Bugün İngiltere Brexit ile AB'den ayrıldı. AB ülkelerinde ciddi milliyetçi ve ayrılıkçı hareketler var. Türkiye ile AB 'nin ilişkileri ise çok kötü.
Türkiye ve Kıbrıs Türk tarafında AB karşıtlığının aşan, anti - batıcı eğilimler gelişti.
Kaçmak çare değil...
Ancak 60. kuruluş yıldönümünde tüm bu süreçten dersler çıkartarak AB üyeliği hedefinden ve Kıbrıs'ta siyasi eşitliği içeren iki bölgeli, iki toplumlu Federal Kıbrıs hedefinden uzaklaşmamak gerekir.
Bize karşı izlenen bu olumsuz tavırlara karşı takip edilmesi gereken yol; kimseye boyun eğmeden, AB'nin temellenmesine yol açan insan hakları, demokrasi, hukuk devleti ve sosyal adalet ilkelerine bağlı olarak AB çıpasını toplumumuz ve halkımız için temellendirmek olmalıdır.
Çünkü iç barışımızı, demokratik ve ekonomik gelişmemizi ilerlettiğimiz dönemin; hem Türkiye, hem Kıbrıs'ta AB süreçlerine girdiğimiz 2002 sonrasında başlayan yaşanmışlıklarımız olduğunu yaşadık...
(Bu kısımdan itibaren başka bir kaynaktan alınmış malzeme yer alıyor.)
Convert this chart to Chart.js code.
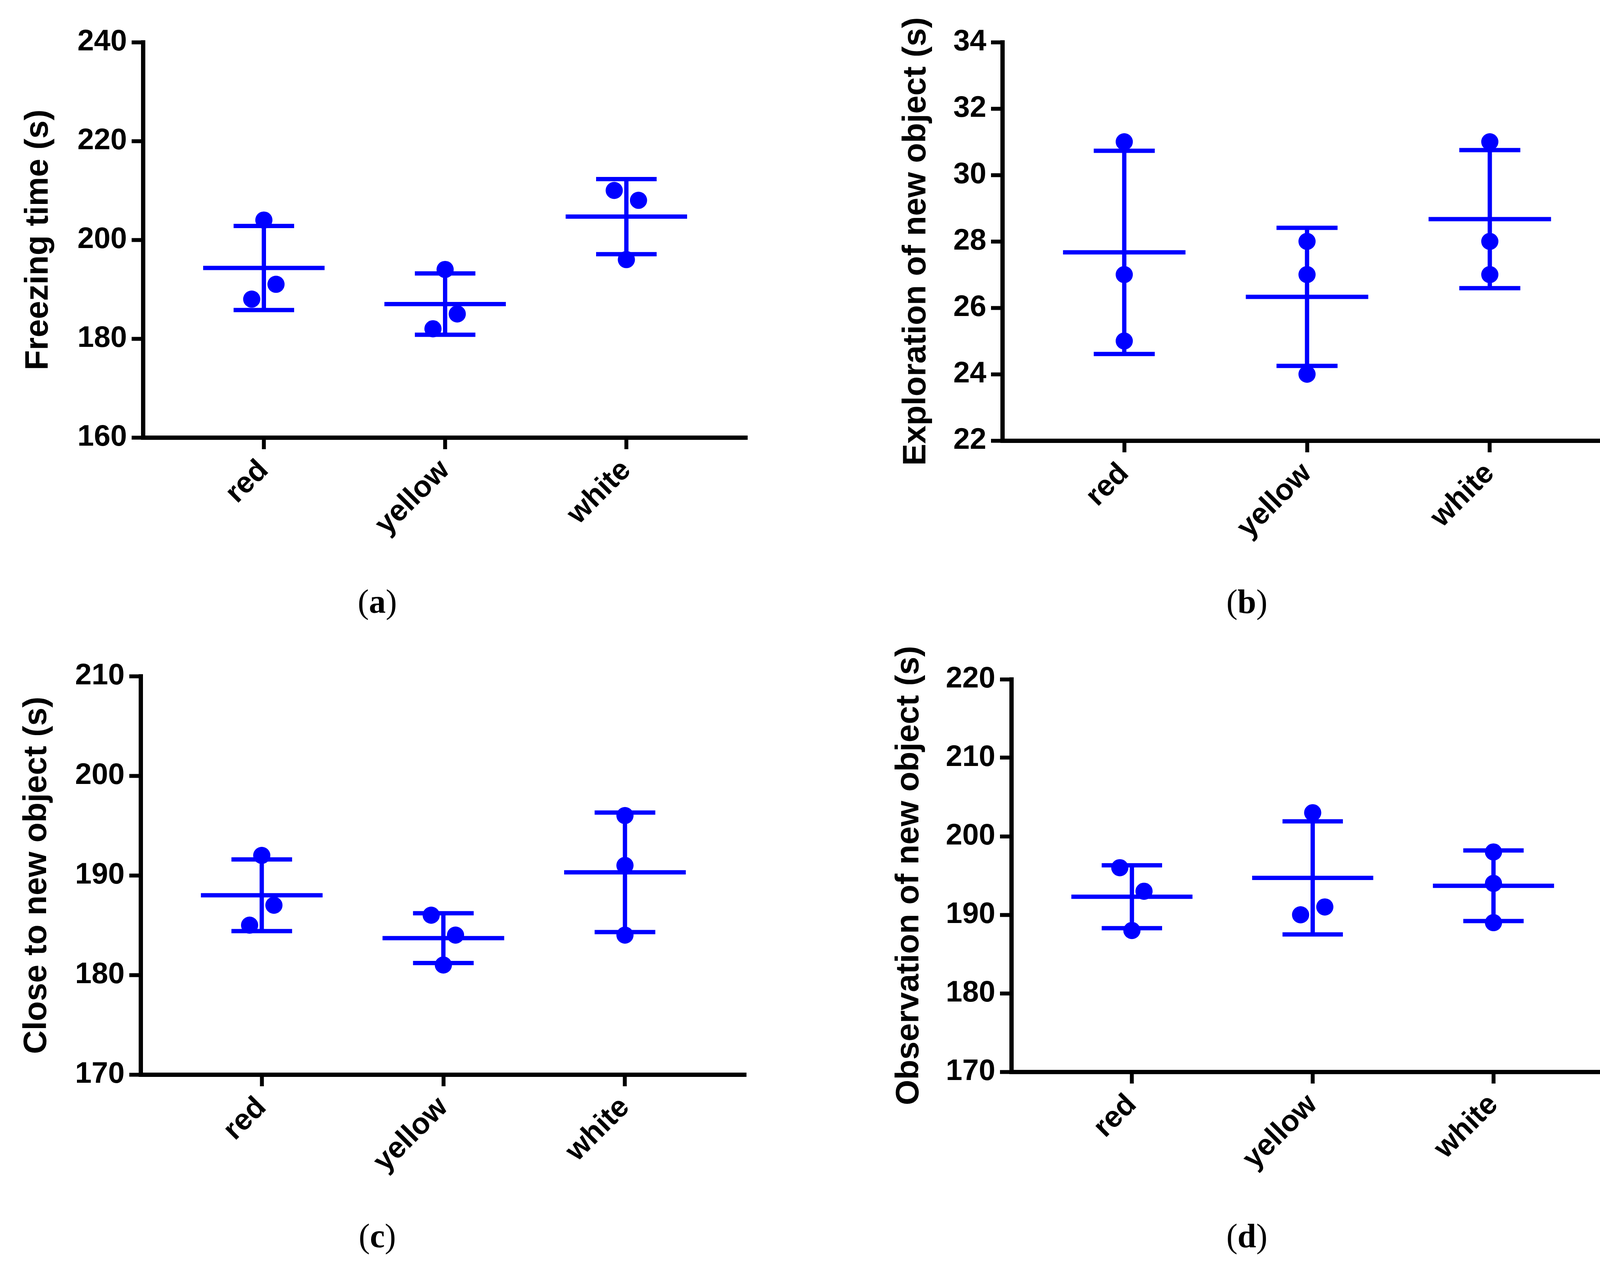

Bu yüzden AB süreçlerinden dışlanmak istenmemizin, demokratik ve ekonomik gelişmemizi istemeyen dış ve iç bazı güçler olduğunu da görmemiz gerekir.
AB'nin 60. kuruluş yıldönümünde AB ile yaşadığımız tüm sorunlara karşın, AB'nin demokratik kriterlerine, kimse için değil, ama halkımız ve insanımız için yüzümüzü yeniden dönmemiz gerekiyor. Bu bizi iç barış ve demokratik, ekonomik gelişmeye götürecek esastır.
Halkların kendi kimlikleri ile demokratik birliği ilkelerini savunarak barışın temelleneceğini öngören, ama buna önem vermeyen Avrupa'nın bazı güçlerine karşın, bu değerlerin savunucusu ve yaşama geçmesinin en önemli savunucusu olmamız gerekiyor. İç barışı, demokratik ve ekonomik gelişmeyi bu zemin sağlar.
Ne biz, ne Türkiye, ne aklını, ne yüzünü AB değerlerine dönmemelidir.